In our group work for topic four we have worked on a real case scenario by advising a client on the development of a MOOC (we-need-your-help-will-we-get-hired-topic-4).
In the last few weeks, a possibly important aspect of open education has occurred to me out of an ongoing public discussion in Switzerland:
due to the shortage of skilled workers (skilled-worker-shortage-worsens-in-switzerland), there is a discussion in the media and at the political level about the fact that too many academics work part-time and thus give too little back to society (by workforce, taxes) after an expensive, subsidised course of study (die-studenten-vergeuden-ihre-zeit).
I work part time myself and am convinced that it is a necessity these days (especially, if you want to motivate more parents to work while raising a family).
Can open (online) education, e.g. with MOOCs be a chance here, when
a) through synergies (reduced development and supervision costs), education costs could be reduced, thus financed with less tax money?
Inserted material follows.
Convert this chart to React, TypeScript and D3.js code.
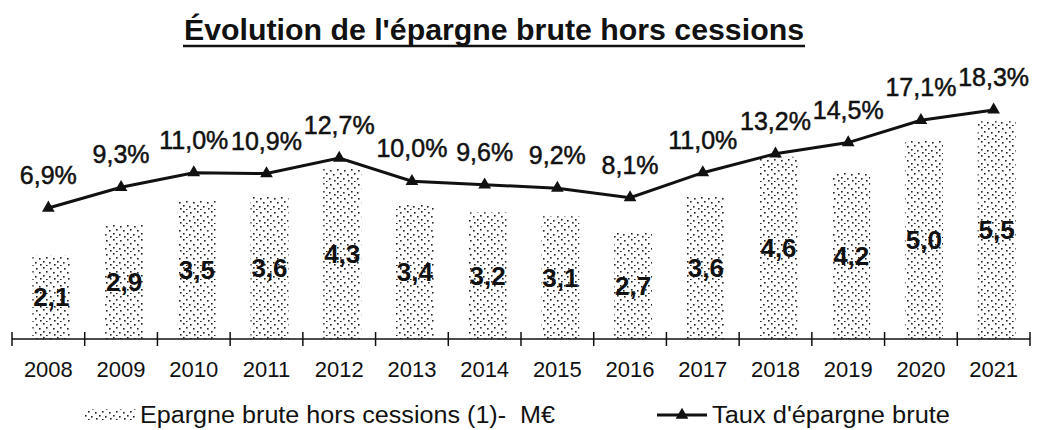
import React from "react";
import * as d3 from "d3";

const years = ["2008","2009","2010","2011","2012","2013","2014","2015","2016","2017","2018","2019","2020","2021"];
const epargne = [2.1, 2.9, 3.5, 3.6, 4.3, 3.4, 3.2, 3.1, 2.7, 3.6, 4.6, 4.2, 5.0, 5.5];
const taux = [6.9, 9.3, 11.0, 10.9, 12.7, 10.0, 9.6, 9.2, 8.1, 11.0, 13.2, 14.5, 17.1, 18.3];
const title = "Évolution de l'épargne brute hors cessions";
const legendBar = "Epargne brute hors cessions (1)-\u00a0\u00a0M€";
const legendLine = "Taux d'épargne brute";

const W = 1037, H = 430;
const FONT = "'Liberation Sans', Arial, sans-serif";
const fr = d3.formatLocale({ decimal: ",", thousands: " ", grouping: [3], currency: ["", "€"] });
const f1 = fr.format(".1f");

const dotTile: [number, number][] = [[1,1],[8,2],[4,5],[11,6],[1,9],[7,10],[12,12],[4,13]];

export default function App() {
  const x = d3.scaleBand<string>().domain(years).range([12, 1030]).paddingInner(0).paddingOuter(0);
  const yBar = d3.scaleLinear().domain([0, 6]).range([339, 339 - 6 * 39.6]);
  const yLine = d3.scaleLinear().domain([0, 20]).range([267.3, 267.3 - 20 * 8.6]);
  const bw = 38;
  const cx = (d: string) => (x(d) as number) + x.bandwidth() / 2;
  const line = d3.line<number>().x((_, i) => cx(years[i])).y(v => yLine(v));
  const tri = d3.symbol(d3.symbolTriangle, 70)() as string;
  const ticks = years.map(y => x(y) as number).concat([x.range()[1]]);

  return (
    <svg width={W} height={H} style={{ position: "absolute", left: 0, top: 0, background: "#fff" }} fontFamily={FONT}>
      <defs>
        <pattern id="dots" width={14} height={14} patternUnits="userSpaceOnUse">
          <rect width={14} height={14} fill="#fff" />
          {dotTile.map(([a, b], i) => <rect key={i} x={a} y={b} width={1.6} height={1.6} fill="#222" />)}
        </pattern>
      </defs>
      <rect width={W} height={H} fill="#fff" />
      <text x={494} y={40} textAnchor="middle" fontSize={30} fontWeight="bold" fill="#111" textLength={620} lengthAdjust="spacingAndGlyphs">{title}</text>
      <line x1={183} x2={805} y1={46} y2={46} stroke="#111" strokeWidth={2.5} />

      {years.map((y, i) => (
        <rect key={y} x={cx(y) - bw / 2 + 3} y={yBar(epargne[i])} width={bw} height={yBar(0) - yBar(epargne[i])} fill="url(#dots)" />
      ))}

      <line x1={x.range()[0]} x2={x.range()[1]} y1={339} y2={339} stroke="#111" strokeWidth={1.5} />
      {ticks.map((t, i) => <line key={i} x1={t} x2={t} y1={332} y2={346} stroke="#111" strokeWidth={1.5} />)}
      {years.map(y => (
        <text key={y} x={cx(y)} y={369} textAnchor="middle" dominantBaseline="central" fontSize={22} fill="#111">{y}</text>
      ))}

      {years.map((y, i) => (
        <text key={y} x={cx(y) + 3} y={(yBar(epargne[i]) + yBar(0)) / 2} textAnchor="middle" dominantBaseline="central"
          fontSize={26} fontWeight="bold" fill="#111">{f1(epargne[i])}</text>
      ))}

      <path d={line(taux) as string} fill="none" stroke="#111" strokeWidth={3} />
      {years.map((y, i) => (
        <path key={y} d={tri} transform={`translate(${cx(y)},${yLine(taux[i])})`} fill="#111" />
      ))}
      {years.map((y, i) => (
        <text key={y} x={cx(y)} y={yLine(taux[i]) - 33} textAnchor="middle" dominantBaseline="central"
          fontSize={25} fill="#111" stroke="#111" strokeWidth={0.5}>{f1(taux[i]) + "%"}</text>
      ))}

      <rect x={85} y={409} width={52} height={11} fill="url(#dots)" />
      <text x={140} y={415} dominantBaseline="central" fontSize={23} fill="#111" textLength={415} lengthAdjust="spacingAndGlyphs">{legendBar}</text>
      <line x1={657} x2={707} y1={415} y2={415} stroke="#111" strokeWidth={3} />
      <path d={tri} transform="translate(682,415)" fill="#111" />
      <text x={712} y={415} dominantBaseline="central" fontSize={23} fill="#111" textLength={238} lengthAdjust="spacingAndGlyphs">{legendLine}</text>
    </svg>
  );
}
b) more people can benefit from higher education (access for different social classes and minorities)?
Or is it, on the other hand, even less accessible for underprivileged students because of the requirements to participate
(availability of hard- and software, digital literacy, missing supportive social network etc.)?
Is our school system ready to prepare primary school pupils for online higher education?
I am aware that open education is not necessarily cheaper and more accessible, but I think the potential is huge. And this is only one (social and economic) aspect that would speak for increasing open education and eliminating possible obstacles.
What do you think – are there similar experiences in other countries?